» Information shown
----------------

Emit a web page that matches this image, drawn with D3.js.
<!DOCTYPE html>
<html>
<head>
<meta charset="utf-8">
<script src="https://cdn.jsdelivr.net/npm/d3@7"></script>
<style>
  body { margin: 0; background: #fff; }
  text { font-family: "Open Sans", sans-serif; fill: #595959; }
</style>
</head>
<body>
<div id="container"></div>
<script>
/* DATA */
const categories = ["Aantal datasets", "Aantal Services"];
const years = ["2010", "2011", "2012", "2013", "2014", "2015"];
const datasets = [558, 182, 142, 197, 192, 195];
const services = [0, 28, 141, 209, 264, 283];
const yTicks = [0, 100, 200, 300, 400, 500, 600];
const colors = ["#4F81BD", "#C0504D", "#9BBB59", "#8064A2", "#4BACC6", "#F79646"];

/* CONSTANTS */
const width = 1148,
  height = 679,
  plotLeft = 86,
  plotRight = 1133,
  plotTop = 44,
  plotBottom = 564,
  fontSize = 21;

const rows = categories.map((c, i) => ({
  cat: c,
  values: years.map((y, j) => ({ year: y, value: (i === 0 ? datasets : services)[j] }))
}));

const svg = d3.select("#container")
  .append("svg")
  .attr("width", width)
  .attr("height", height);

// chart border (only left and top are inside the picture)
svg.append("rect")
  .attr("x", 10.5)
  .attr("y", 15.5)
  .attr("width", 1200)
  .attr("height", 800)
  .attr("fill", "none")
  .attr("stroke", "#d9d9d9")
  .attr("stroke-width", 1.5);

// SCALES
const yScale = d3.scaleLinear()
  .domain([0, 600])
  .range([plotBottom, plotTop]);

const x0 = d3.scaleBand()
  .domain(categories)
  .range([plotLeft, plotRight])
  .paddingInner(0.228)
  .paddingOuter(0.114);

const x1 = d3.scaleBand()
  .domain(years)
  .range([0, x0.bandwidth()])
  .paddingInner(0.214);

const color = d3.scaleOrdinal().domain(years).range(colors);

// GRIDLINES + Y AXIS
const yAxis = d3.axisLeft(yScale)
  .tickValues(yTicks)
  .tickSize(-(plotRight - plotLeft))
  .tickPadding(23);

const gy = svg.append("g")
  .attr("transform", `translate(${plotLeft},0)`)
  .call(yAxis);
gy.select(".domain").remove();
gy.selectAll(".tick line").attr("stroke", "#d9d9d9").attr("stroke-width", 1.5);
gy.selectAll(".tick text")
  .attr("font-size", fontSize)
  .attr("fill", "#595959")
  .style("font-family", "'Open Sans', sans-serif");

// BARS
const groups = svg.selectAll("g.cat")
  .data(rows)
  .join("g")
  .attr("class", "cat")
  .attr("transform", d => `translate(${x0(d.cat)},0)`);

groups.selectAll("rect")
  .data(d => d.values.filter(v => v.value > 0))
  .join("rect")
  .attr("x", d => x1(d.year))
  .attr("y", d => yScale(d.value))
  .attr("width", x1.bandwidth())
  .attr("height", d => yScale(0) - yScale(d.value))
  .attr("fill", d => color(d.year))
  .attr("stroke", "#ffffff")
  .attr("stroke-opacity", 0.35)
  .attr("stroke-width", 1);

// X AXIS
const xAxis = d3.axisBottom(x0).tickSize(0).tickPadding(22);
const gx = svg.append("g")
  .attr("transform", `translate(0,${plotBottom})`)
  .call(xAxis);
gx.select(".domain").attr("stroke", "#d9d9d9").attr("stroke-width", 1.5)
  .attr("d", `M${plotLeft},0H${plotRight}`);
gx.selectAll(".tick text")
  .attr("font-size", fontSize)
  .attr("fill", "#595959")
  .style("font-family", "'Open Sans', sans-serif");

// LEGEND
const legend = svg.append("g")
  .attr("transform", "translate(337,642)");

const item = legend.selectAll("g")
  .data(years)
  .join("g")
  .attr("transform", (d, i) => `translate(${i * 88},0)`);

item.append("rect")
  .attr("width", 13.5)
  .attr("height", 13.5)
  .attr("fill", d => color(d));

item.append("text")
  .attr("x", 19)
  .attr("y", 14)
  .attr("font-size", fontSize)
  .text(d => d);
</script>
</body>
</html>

----------------

» Problem
Output exactly the leading lines of the data, up to and including the line marked by "fontSize = 21;".

» Complete output
Emit a web page that matches this image, drawn with D3.js.
<!DOCTYPE html>
<html>
<head>
<meta charset="utf-8">
<script src="https://cdn.jsdelivr.net/npm/d3@7"></script>
<style>
  body { margin: 0; background: #fff; }
  text { font-family: "Open Sans", sans-serif; fill: #595959; }
</style>
</head>
<body>
<div id="container"></div>
<script>
/* DATA */
const categories = ["Aantal datasets", "Aantal Services"];
const years = ["2010", "2011", "2012", "2013", "2014", "2015"];
const datasets = [558, 182, 142, 197, 192, 195];
const services = [0, 28, 141, 209, 264, 283];
const yTicks = [0, 100, 200, 300, 400, 500, 600];
const colors = ["#4F81BD", "#C0504D", "#9BBB59", "#8064A2", "#4BACC6", "#F79646"];

/* CONSTANTS */
const width = 1148,
  height = 679,
  plotLeft = 86,
  plotRight = 1133,
  plotTop = 44,
  plotBottom = 564,
  fontSize = 21;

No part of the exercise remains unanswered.